昨年、ちょっとしんどいことがあったんですけど、それを境に少し写真にも変化が起きて。今までは、嬉しい、楽しい、きれいとか、ポジティブなときにしか写真を残さなかった。負の感情にいるときに写真を撮りたいって思ってなかったんですけど。でもその一件があって以来、静かな写真を見たりするのも好きになったりして。そんなふうに、自分の感情に素直に動きたいんです。カメラもその日の感情によって使い分けたりします。見る人からしたら、統一感ないなって思われるのかなってちょっと気にはしてるんですけど。

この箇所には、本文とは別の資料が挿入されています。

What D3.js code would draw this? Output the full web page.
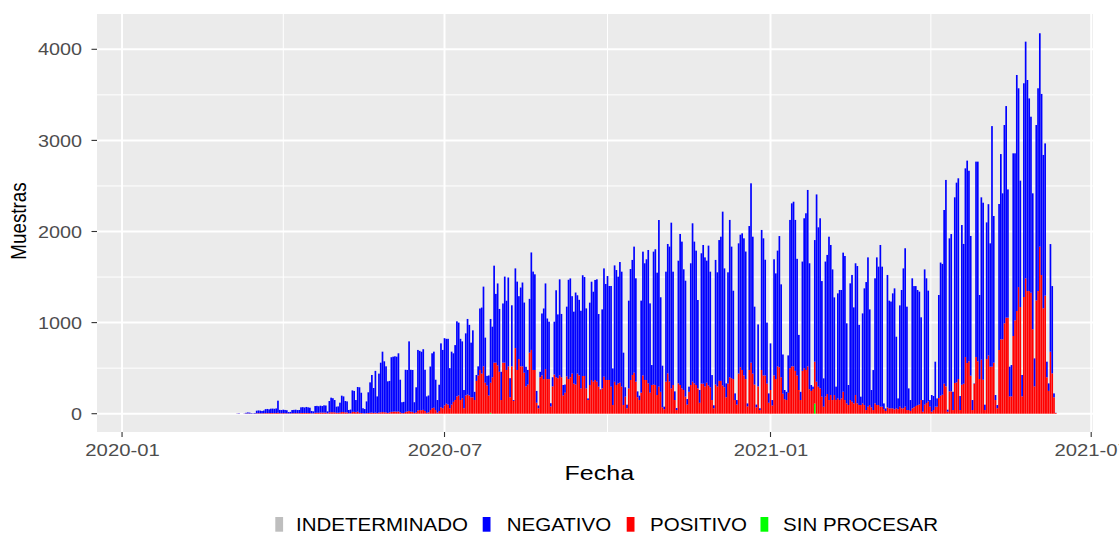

感情のほうにフォーカスしていますね。本当に心がダメになっていたら、写真を撮れないだろうって思ったんです。辛いことが続いたりしても、「あ、撮りたいな」って思う瞬間があったなら、「自分は何かを見て心が動くから、まだ大丈夫だ」とか思うんです。シャッターを切れたってことは、大丈夫だって。

ー最後に、今後撮りたい被写体とかありますか?

大人が撮りたいです!娘を撮ることが私にとっての写真活動の根本にあるのは変わらないけど、それとは別に、誰かとお互いに意見を交わしながら作品を作るっていうことをしてみたいですね。

あとは、風景にも興味が出てきました。広くて静かな風景。いつもは身近な日常の風景を撮ってるけど、まだ行ったことのない知らない土地に写真を撮りに行ってみたいです。